Een grote, complexe studie
De twee gerandomiseerde studies werden uitgevoerd bij in het totaal 4.600 vrijwilligers, die om de twee maanden gedurende twee jaar infusen van twee verschillende doses VRC01 of een placebo hebben gekregen. De HVTN 704-studie werd uitgevoerd bij 2.700 homo- of biseksuele mannen in de USA, Zuid-Amerika en Zwitserland. De HVTN703-studie werd uitgevoerd bij 1.900 cisvrouwen in sub-Sahara-Afrika. De vorsers zijn uitgegaan van de hypothese dat hiv-stammen met een IC80 lager dan 10 µg/ml geneutraliseerd zouden worden door het VRC01. Die stammen vertegenwoordigen 65-81% van de momenteel circulerende varianten te oordelen naar 'panels' van verschillende virussen afgenomen bij patiënten in verschillende delen van de wereld. Maar dan wordt het toch wat ingewikkelder en zou je de resultaten kunnen interpreteren als een 'halfvol glas' of als een 'halfleeg glas'.

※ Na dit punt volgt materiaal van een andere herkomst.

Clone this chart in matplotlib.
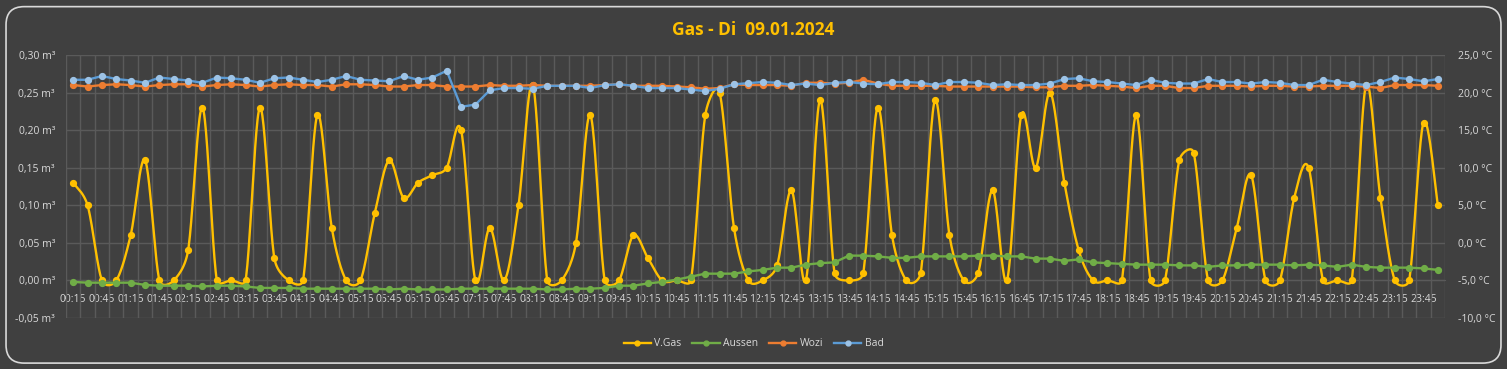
import numpy as np
import matplotlib.pyplot as plt
from matplotlib.patches import FancyBboxPatch
from matplotlib.lines import Line2D

# categories: 00:15 ... 24:00 in 15 minute steps
times = [f"{(15 * (i + 1)) // 60 % 24:02d}:{(15 * (i + 1)) % 60:02d}" for i in range(96)]

gas = [0.13, 0.10, 0.00, 0.00, 0.06, 0.16, 0.00, 0.00, 0.04, 0.23,
       0.00, 0.00, 0.00, 0.23, 0.03, 0.00, 0.00, 0.22, 0.07, 0.00,
       0.00, 0.09, 0.16, 0.11, 0.13, 0.14, 0.15, 0.20, 0.00, 0.07,
       0.00, 0.10, 0.26, 0.00, 0.00, 0.05, 0.22, 0.00, 0.00, 0.06,
       0.03, 0.00, 0.00, 0.00, 0.22, 0.25, 0.07, 0.00, 0.00, 0.02,
       0.12, 0.00, 0.24, 0.01, 0.00, 0.01, 0.23, 0.06, 0.00, 0.01,
       0.24, 0.06, 0.00, 0.01, 0.12, 0.00, 0.22, 0.15, 0.25, 0.13,
       0.04, 0.00, 0.00, 0.00, 0.22, 0.00, 0.00, 0.16, 0.17, 0.00,
       0.00, 0.07, 0.14, 0.00, 0.00, 0.11, 0.15, 0.00, 0.00, 0.00,
       0.26, 0.11, 0.00, 0.00, 0.21, 0.10]

aussen = [-5.2, -5.3, -5.3, -5.3, -5.3, -5.6, -5.7, -5.7, -5.7, -5.8,
          -5.7, -5.7, -5.8, -6.0, -6.0, -6.0, -6.1, -6.1, -6.1, -6.1,
          -6.1, -6.1, -6.2, -6.1, -6.2, -6.2, -6.2, -6.1, -6.1, -6.1,
          -6.1, -6.1, -6.1, -6.2, -6.2, -6.1, -6.1, -6.0, -5.7, -5.7,
          -5.4, -5.2, -4.9, -4.5, -4.1, -4.1, -4.1, -3.8, -3.6, -3.3,
          -3.3, -2.9, -2.7, -2.6, -1.7, -1.7, -1.8, -2.0, -2.0, -1.8,
          -1.8, -1.8, -1.8, -1.7, -1.7, -1.8, -1.8, -2.1, -2.1, -2.4,
          -2.2, -2.6, -2.7, -2.8, -2.9, -2.9, -2.9, -3.0, -3.0, -3.2,
          -3.0, -3.0, -2.9, -2.9, -2.9, -3.0, -2.9, -3.0, -3.2, -2.9,
          -3.2, -3.3, -3.3, -3.3, -3.4, -3.6]

wozi = [21.0, 20.8, 21.0, 21.1, 21.0, 20.8, 21.0, 21.1, 21.1, 20.8,
        21.0, 21.1, 21.0, 20.8, 21.0, 21.1, 21.0, 21.0, 20.8, 21.1,
        21.1, 21.0, 20.8, 20.8, 21.0, 21.0, 20.8, 20.8, 20.8, 21.0,
        20.9, 20.9, 21.0, 20.9, 20.9, 20.9, 20.9, 21.0, 21.1, 20.9,
        20.9, 20.9, 20.8, 20.7, 20.5, 20.6, 21.1, 21.0, 21.0, 21.0,
        20.9, 21.3, 21.3, 21.2, 21.3, 21.7, 21.2, 20.9, 20.9, 20.9,
        20.9, 20.8, 20.8, 20.8, 20.8, 20.8, 20.8, 20.7, 20.7, 20.9,
        20.9, 21.0, 20.9, 20.8, 20.6, 20.9, 20.9, 20.6, 20.6, 20.9,
        20.9, 20.9, 20.8, 20.9, 20.9, 20.8, 20.8, 20.9, 20.9, 20.9,
        20.8, 20.6, 21.0, 21.0, 21.0, 20.9]

bad = [21.7, 21.7, 22.2, 21.8, 21.6, 21.3, 22.0, 21.8, 21.6, 21.3,
       22.0, 21.9, 21.7, 21.3, 21.9, 22.0, 21.7, 21.4, 21.7, 22.2,
       21.7, 21.6, 21.5, 22.2, 21.7, 22.0, 22.9, 18.1, 18.4, 20.3,
       20.6, 20.6, 20.5, 20.9, 20.9, 20.9, 20.6, 21.0, 21.1, 20.9,
       20.6, 20.6, 20.6, 20.4, 20.2, 20.5, 21.1, 21.25, 21.4, 21.3,
       21.0, 21.2, 21.0, 21.3, 21.4, 21.2, 21.1, 21.4, 21.4, 21.3,
       21.0, 21.4, 21.4, 21.3, 21.0, 21.1, 21.0, 21.0, 21.2, 21.8,
       21.9, 21.5, 21.4, 21.2, 21.0, 21.7, 21.3, 21.2, 21.2, 21.8,
       21.4, 21.4, 21.2, 21.4, 21.3, 21.0, 21.0, 21.7, 21.4, 21.2,
       21.0, 21.4, 22.0, 21.8, 21.5, 21.8]

left_ticks = [-0.05, 0.00, 0.05, 0.10, 0.15, 0.20, 0.25, 0.30]
left_labels = ["-0,05 m³", "0,00 m³", "0,05 m³", "0,10 m³", "0,15 m³", "0,20 m³", "0,25 m³", "0,30 m³"]
right_ticks = [-10, -5, 0, 5, 10, 15, 20, 25]
right_labels = ["-10,0 °C", "-5,0 °C", "0,0 °C", "5,0 °C", "10,0 °C", "15,0 °C", "20,0 °C", "25,0 °C"]

BG = "#404040"
GRID = "#5a5a5a"
TXT = "#d9d9d9"

plt.rcParams['font.family'] = ['Open Sans', 'DejaVu Sans']


def smooth(ax, y, n=24):
    # Excel-style smoothed line: bezier with handles min(|P2-P0|/6, |P1P2|/2), in pixel space
    pts = ax.transData.transform(np.column_stack([np.arange(len(y)), y]))
    p = np.vstack([pts[:1], pts, pts[-1:]])
    t = np.linspace(0, 1, n, endpoint=False)[:, None]
    out = []
    for i in range(len(pts) - 1):
        p0, p1, p2, p3 = p[i], p[i + 1], p[i + 2], p[i + 3]
        d12 = np.hypot(*(p2 - p1))
        d02 = np.hypot(*(p2 - p0))
        d13 = np.hypot(*(p3 - p1))
        f1 = 1 / 6 if d02 / 6 < d12 / 2 else d12 / (2 * d02)
        f2 = 1 / 6 if d13 / 6 < d12 / 2 else d12 / (2 * d13)
        c1 = p1 + f1 * (p2 - p0)
        c2 = p2 - f2 * (p3 - p1)
        seg = (1 - t) ** 3 * p1 + 3 * (1 - t) ** 2 * t * c1 + 3 * (1 - t) * t ** 2 * c2 + t ** 3 * p2
        out.append(seg)
    out.append(pts[-1:])
    data = ax.transData.inverted().transform(np.vstack(out))
    return data[:, 0], data[:, 1]


fig = plt.figure(figsize=(15.07, 3.69), dpi=100, facecolor=BG)
ax = fig.add_axes([0.0438, 0.1382, 0.9151, 0.7128])
ax.set_facecolor(BG)

x = np.arange(len(times))
ax.set_xlim(-0.5, len(times) - 0.5)
ax.set_ylim(-0.05, 0.30)

sx, sy = smooth(ax, gas)
ax.plot(sx, sy, color="#ffc000", lw=1.7, zorder=3)
ax.plot(x, gas, ls="none", marker="o", ms=4.2, color="#ffc000", zorder=3)

ax.set_yticks(left_ticks)
ax.set_yticklabels(left_labels)
ax.set_xticks(x[::2])
ax.set_xticklabels(times[::2])
ax.set_xticks(np.arange(len(times) + 1) - 0.5, minor=True)
ax.grid(True, axis="y", which="major", color=GRID, lw=1)
ax.grid(True, axis="x", which="minor", color=GRID, lw=1)
ax.grid(False, axis="x", which="major")
ax.set_axisbelow(True)
for s in ["top", "right", "left"]:
    ax.spines[s].set_visible(False)
ax.spines["bottom"].set_position(("data", 0))
ax.spines["bottom"].set_color(GRID)
ax.tick_params(axis="x", which="both", length=0, pad=9.5, labelsize=7.5, colors=TXT)
ax.tick_params(axis="y", length=0, pad=8, labelsize=7.5, colors=TXT)

ax2 = ax.twinx()
ax2.set_ylim(-10, 25)
ax2.set_yticks(right_ticks)
ax2.set_yticklabels(right_labels)
ax2.tick_params(axis="y", length=0, pad=9, labelsize=7.5, colors=TXT)
for s in ax2.spines.values():
    s.set_visible(False)
ax2.plot(x, aussen, color="#70ad47", lw=1.7, marker="o", ms=4.2)
ax2.plot(x, wozi, color="#ed7d31", lw=1.7, marker="o", ms=4.2)
ax2.plot(x, bad, color="#5b9bd5", lw=1.7, marker="o", ms=4.2, mfc="#9dc3e6", mec="#9dc3e6")

fig.text(0.5, 0.92, "Gas - Di  09.01.2024", ha="center", va="center",
         fontsize=12.5, fontweight="bold", color="#ffc000")

handles = [
    Line2D([], [], color="#ffc000", lw=1.7, marker="o", ms=3.5),
    Line2D([], [], color="#70ad47", lw=1.7, marker="o", ms=3.5),
    Line2D([], [], color="#ed7d31", lw=1.7, marker="o", ms=3.5),
    Line2D([], [], color="#5b9bd5", lw=1.7, marker="o", ms=3.5, mfc="#9dc3e6", mec="#9dc3e6"),
]
fig.legend(handles, ["V.Gas", "Aussen", "Wozi", "Bad"], loc="center", bbox_to_anchor=(0.5, 0.068),
           ncol=4, frameon=False, fontsize=7.5, labelcolor=TXT, handlelength=2.6,
           handletextpad=0.3, columnspacing=1.1)

border = FancyBboxPatch((0.004, 0.016), 0.992, 0.966, boxstyle="round,pad=0,rounding_size=0.012",
                        transform=fig.transFigure, fill=False, ec="#d9d9d9", lw=1.2,
                        mutation_aspect=1507 / 369)
fig.patches.append(border)

fig.savefig("out.png", dpi=100, facecolor=BG)
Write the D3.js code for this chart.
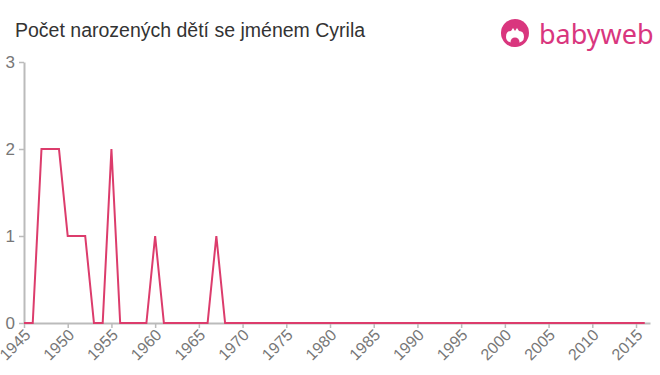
<!DOCTYPE html>
<html>
<head>
<meta charset="utf-8">
<script src="https://cdn.jsdelivr.net/npm/d3@7"></script>
<style>
  body { margin: 0; background: #fff; }
  svg { font-family: "Liberation Sans", Arial, sans-serif; }
</style>
</head>
<body>
<svg id="chart"></svg>
<script>
const years = d3.range(1945, 2017);
const counts = [
  0, 0, 2, 2, 2, 1, 1, 1, 0, 0,   // 1945-1954
  2, 0, 0, 0, 0, 1, 0, 0, 0, 0,   // 1955-1964
  0, 0, 1, 0, 0, 0, 0, 0, 0, 0,   // 1965-1974
  0, 0, 0, 0, 0, 0, 0, 0, 0, 0,   // 1975-1984
  0, 0, 0, 0, 0, 0, 0, 0, 0, 0,   // 1985-1994
  0, 0, 0, 0, 0, 0, 0, 0, 0, 0,   // 1995-2004
  0, 0, 0, 0, 0, 0, 0, 0, 0, 0,   // 2005-2014
  0, 0                            // 2015-2016
];
const xTicks = d3.range(1945, 2016, 5);
const yTicks = [0, 1, 2, 3];
const title = "Počet narozených dětí se jménem Cyrila";

const W = 660, H = 375;
const margin = { top: 62, right: 10, bottom: 52, left: 24 };

const svg = d3.select("#chart").attr("width", W).attr("height", H);

const x = d3.scaleLinear().domain([1945, 2016.6]).range([margin.left, W - margin.right]);
const y = d3.scaleLinear().domain([0, 3]).range([H - margin.bottom, margin.top]);

const data = years.map((yr, i) => ({ year: yr, value: counts[i] }));

svg.append("text")
    .attr("x", 15)
    .attr("y", 37)
    .attr("font-size", 19.5)
    .attr("fill", "#333")
    .text(title);

// axes
const xAxis = svg.append("g")
    .attr("transform", `translate(0, ${y(0)})`)
    .call(d3.axisBottom(x).tickValues(xTicks).tickFormat(d3.format("d")).tickSize(5).tickSizeOuter(0));

xAxis.selectAll("text")
    .attr("font-size", 16)
    .attr("fill", "#777")
    .attr("text-anchor", "end")
    .attr("x", 0)
    .attr("y", 0)
    .attr("dy", 0)
    .attr("transform", "translate(7,13) rotate(-45)");

const yAxis = svg.append("g")
    .attr("transform", `translate(${margin.left}, 0)`)
    .call(d3.axisLeft(y).tickValues(yTicks).tickFormat(d3.format("d")).tickSize(5).tickSizeOuter(0));

yAxis.selectAll("text")
    .attr("font-size", 17)
    .attr("fill", "#777")
    .attr("dx", "-1");

svg.selectAll(".domain, .tick line")
    .attr("stroke", "#bbb")
    .attr("stroke-width", 2);

xAxis.selectAll(".tick line").attr("stroke-width", 1.5);
yAxis.selectAll(".tick line").attr("stroke-width", 1.5);

// line
svg.append("path")
    .datum(data)
    .attr("fill", "none")
    .attr("stroke", "#dc3c6c")
    .attr("stroke-width", 2)
    .attr("d", d3.line().x(d => x(d.year)).y(d => y(d.value)));

// logo
const logo = svg.append("g").attr("transform", "translate(515, 33)");
logo.append("circle").attr("r", 14).attr("fill", "#d9367e");
logo.append("path")
    .attr("d", "M-9,4 Q-9,-2 -4,-2 L-2,-5 L0,-2 L2,-5 L4,-2 Q9,-2 9,4 Q9,10 0,10 Q-9,10 -9,4 Z")
    .attr("fill", "#fff");
logo.append("circle").attr("cx", 0).attr("cy", 9).attr("r", 4.5).attr("fill", "#d9367e");
svg.append("text")
    .attr("x", 539)
    .attr("y", 44)
    .attr("font-size", 27)
    .attr("font-family", "'Noto Sans', sans-serif")
    .attr("fill", "#d9367e")
    .text("babyweb");
</script>
</body>
</html>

VRC01: een onvolmaakte, maar goede en veelbelovende antistof
Na twee jaar follow-up en meer dan 45.000 infusen van VRC01 kon enkel bij de patiënten geïnfecteerd met virussen met een IC80 lager dan 1 µg/ml (dus slechts 30% gevoelige varianten) een significant verschil in incidentie van hiv-infectie worden waargenomen tussen de patiënten die de neutraliserende breedspectrumantistof VRC01 hadden gekregen, en de patiënten van de placebogroep. Bij die patiënten was het verschil zeer significant en kon tot 75% van de hiv-infecties vermeden worden.
Er was een verschil in het percentage gevoelige virussen tussen de twee studies. Dat wees dus op een verschil in werkzaamheid van het VRC01: in de studie uitgevoerd in Noord- en Zuid-Amerika en Zwitserland bij homo- en biseksuele mannen, verlaagde het VRC01 de incidentie van hiv-infectie met 26%. In de studie uitgevoerd in sub-Sahara-Afrika bij cisvrouwen was dat maar 9%.
De werkzaamheid van VRC01 alleen was 19,25% (statistisch niet significant). Met één enkele neutraliserende breedspectrumantistof kan een infectie dus niet voorkomen worden. In de toekomst moeten we uittesten of een combinatie van neutraliserende antistoffen het niet beter zou doen. Het glas is dus halfleeg.
Maar anderzijds is het ook halfvol. De studie leert immers welke mate van neutralisering vereist is om een goede bescherming te bieden tegen het hiv. Die informatie is van kapitaal belang voor later onderzoek met een combinatie van krachtigere antistoffen.
Ondanks de relatieve mislukking van VRC01 in monotherapie spreken de auteurs daarom toch van een 'game changer' en denken ze dat het spoor van neutraliserende breedspectrumantistoffen verder zou moeten worden uitgediept. Maar we hoeven ons geen illusies te maken: het spoor is nog lang en zeer kronkelig, maar het is er wel.
Ref.: Corey L. et al. Abstract HY01.01LB, HIVR4P-congres, 2021.